Tunisie : Des vaccins anti Covid font les frais de la cohabitation politique

 Tunisie : Des vaccins anti Covid font les frais de la cohabitation politique

Si le blocage politique que vit depuis plusieurs mois le pays engendre des conséquences économiques et sociales perceptibles jusque sur la bourse des Tunisiens, la cohabitation hostile entre le gouvernement et la présidence de la République trouve désormais des ramifications y compris dans une campagne de vaccination qui piétine.

 

Aujourd’hui lundi, la présidence de la République a en effet publié un communiqué laconique où le Palais explique avoir reçu 500 doses de vaccins anti Covid, « via une initiative des Emirats arabes unis ». « Sur ordre présidentiel, lesdits vaccins ont été remis à la direction générale militaire de la Santé », poursuit la même source.

« La présidence de la République insiste sur le fait que le vaccin n’a été administré à aucun personnel ni à la présidence ni toute autre service, en attendant d’en vérifier l’efficacité et d’établir les priorités entre bénéficiaires potentiels », y assure-t-on.

Le Palais réagissait ainsi sans doute aux injonctions qui se sont multipliées sur la toile, dont celle de l’ONG de vigilance I-Watch, qui enjoignait la présidence à dissiper les rumeurs sur sa réception d’une quantité de vaccins. Certaines sources parlaient ce matin d’un millier de doses.

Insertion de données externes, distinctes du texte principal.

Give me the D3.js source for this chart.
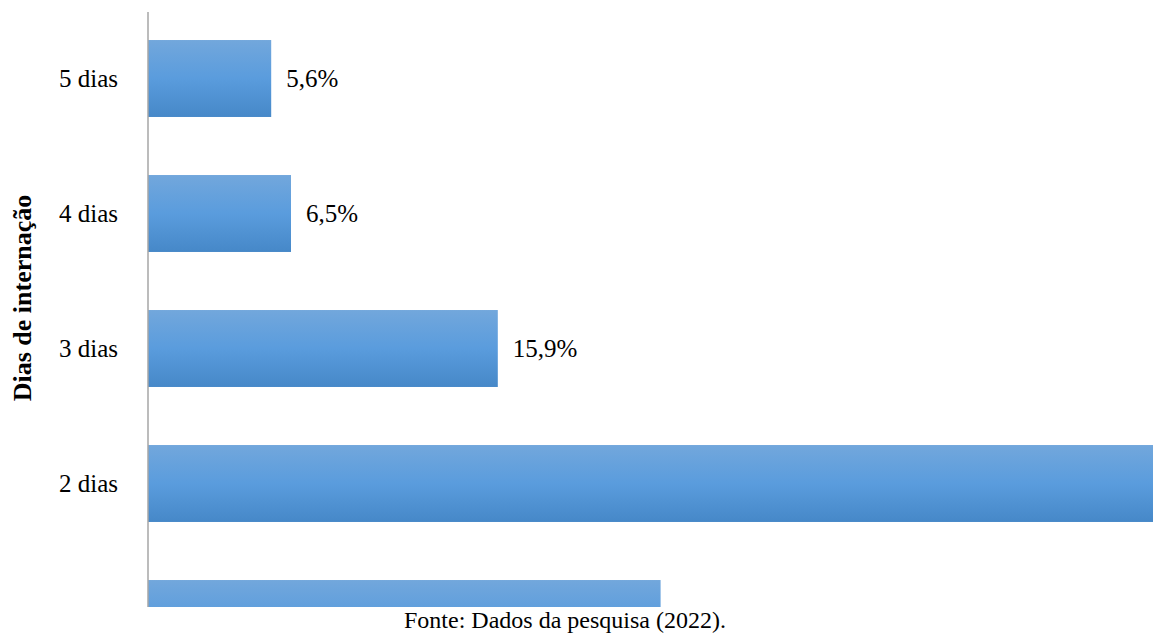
<!DOCTYPE html>
<html>
<head>
<meta charset="utf-8">
<script src="https://cdn.jsdelivr.net/npm/d3@7"></script>
<style>
  html, body { margin: 0; padding: 0; background: #ffffff; }
  svg { display: block; }
  text { font-family: "Liberation Serif", "Times New Roman", serif; fill: #000; }
</style>
</head>
<body>
<svg id="chart" width="1153" height="634"></svg>
<script>
// Days of hospitalisation, listed top to bottom
const categories = ["5 dias", "4 dias", "3 dias", "2 dias", "1 dia"];
// Share of patients (%)
const values = [5.6, 6.5, 15.9, 48.7, 23.3];
const axisTitle = "Dias de internação";
const sourceNote = "Fonte: Dados da pesquisa (2022).";

const data = categories.map((c, i) => ({ cat: c, val: values[i] }));
const fmt = v => v.toFixed(1).replace(".", ",") + "%";

const svg = d3.select("#chart");
const W = 1153, H = 634;
const axisX = 148, plotBottom = 607;

const x = d3.scaleLinear().domain([0, 50]).range([axisX, axisX + 1100]);
const y = d3.scaleBand()
  .domain(categories)
  .range([11, 686])
  .paddingInner(0.43)
  .paddingOuter(0.215);

const defs = svg.append("defs");
const grad = defs.append("linearGradient")
  .attr("id", "barFill").attr("x1", 0).attr("y1", 0).attr("x2", 0).attr("y2", 1);
grad.append("stop").attr("offset", "0%").attr("stop-color", "#72a7dc");
grad.append("stop").attr("offset", "50%").attr("stop-color", "#5a9cdd");
grad.append("stop").attr("offset", "100%").attr("stop-color", "#4688c8");

defs.append("clipPath").attr("id", "plotClip")
  .append("rect").attr("x", 0).attr("y", 0).attr("width", W).attr("height", plotBottom);

const plot = svg.append("g").attr("clip-path", "url(#plotClip)");

// Bars (the plot area is cropped at the bottom and right edges)
plot.selectAll("rect.bar")
  .data(data)
  .join("rect")
  .attr("class", "bar")
  .attr("x", x(0))
  .attr("y", d => y(d.cat))
  .attr("width", d => x(d.val) - x(0))
  .attr("height", y.bandwidth())
  .attr("fill", "url(#barFill)");

// Only rows whose band is fully inside the visible plot get labels
const inView = d => y(d.cat) + y.bandwidth() <= plotBottom;

// Value labels (skipped when the bar runs past the right edge)
plot.selectAll("text.val")
  .data(data.filter(d => inView(d) && x(d.val) + 80 < W))
  .join("text")
  .attr("class", "val")
  .attr("x", d => x(d.val) + 15)
  .attr("y", d => y(d.cat) + y.bandwidth() / 2)
  .attr("dy", "0.35em")
  .attr("font-size", 25)
  .text(d => fmt(d.val));

// Category labels
plot.selectAll("text.cat")
  .data(data.filter(inView))
  .join("text")
  .attr("class", "cat")
  .attr("x", axisX - 30)
  .attr("y", d => y(d.cat) + y.bandwidth() / 2)
  .attr("dy", "0.35em")
  .attr("text-anchor", "end")
  .attr("font-size", 25)
  .text(d => d.cat);

// Axis line
svg.append("line")
  .attr("x1", axisX).attr("x2", axisX)
  .attr("y1", 12).attr("y2", plotBottom)
  .attr("stroke", "#a6a6a6").attr("stroke-width", 1.5);

// Axis title
svg.append("text")
  .attr("transform", `translate(31,${298}) rotate(-90)`)
  .attr("text-anchor", "middle")
  .attr("font-size", 26)
  .attr("font-weight", "bold")
  .text(axisTitle);

// Source note
svg.append("text")
  .attr("x", 565)
  .attr("y", 628)
  .attr("text-anchor", "middle")
  .attr("font-size", 24)
  .text(sourceNote);
</script>
</body>
</html>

Une communication calamiteuse

Mais loin de clarifier tous les contours de l’opération, le communiqué présidentiel n’a fait qu’attiser la polémique née sur les réseaux sociaux, en faisant ce don symbolique une patate chaude.

Car le texte est entaché de plusieurs problématiques, et non des moindres. Sans le moindre début de remerciement pour le pays donateur, la tonalité du communiqué renvoie sinon une forme d’embarras, du moins une certaine méfiance type « antivax ».

D’aucuns liront ainsi entre les lignes un certain scepticisme à l’égard du vaccin en lui-même, au moment où les vaccins en circulation dans le monde et leur provenance pharmaceutique sont connus. En cela le Palais reste fidèle aux rhétoriques conspirationnistes qu’on lui connait. Comment expliquer en effet que l’on insiste dans un communiqué officiel sur les vérifications en cours quant à l’efficacité d’un vaccin anti Coronavirus en mars 2021 ?

Plus préoccupant encore, le manque de coordination entre les deux têtes de l’exécutif autour d’une question aussi cruciale que celle de la santé publique. En froid avec le gouvernement, le président Kais Saïed se permet donc le luxe de court-circuiter les canaux officiels chargés de la supervision de la campagne de vaccination, déjà pénalisés par un inacceptable retard.

En transmettant ces vaccins aux militaires, le chef de l’Etat accroît par ailleurs son propre isolement en tant que chef des armées à titre exclusif, là où l’occasion prêtait pourtant à une suspension de toutes les divergences au nom de l’intérêt supérieur de l’Etat et de l’impératif éthique de porter assistance au plus vite aux personnes les plus nécessiteuses du vaccin.

A son tour, la présidence du gouvernement n’a pas manqué l’opportunité de marquer des points politiques en y allant aussitôt de son propre communiqué où l’on peut lire que la Kasbah exprime son étonnement de ne pas avoir été mise au courant de l’arrivée de ce don : « Le chef du gouvernement Hichem Mechichi a ordonné l’ouverture d’une enquête sur les modalités d’entrée des vaccins émiratis sur le sol tunisien ».

Au moment où les voisins maghrébins vaccinent déjà leurs citoyens par millions, la Tunisie patauge et s’enlise dans d’interminables intrigues de Palais au mépris de la santé publique.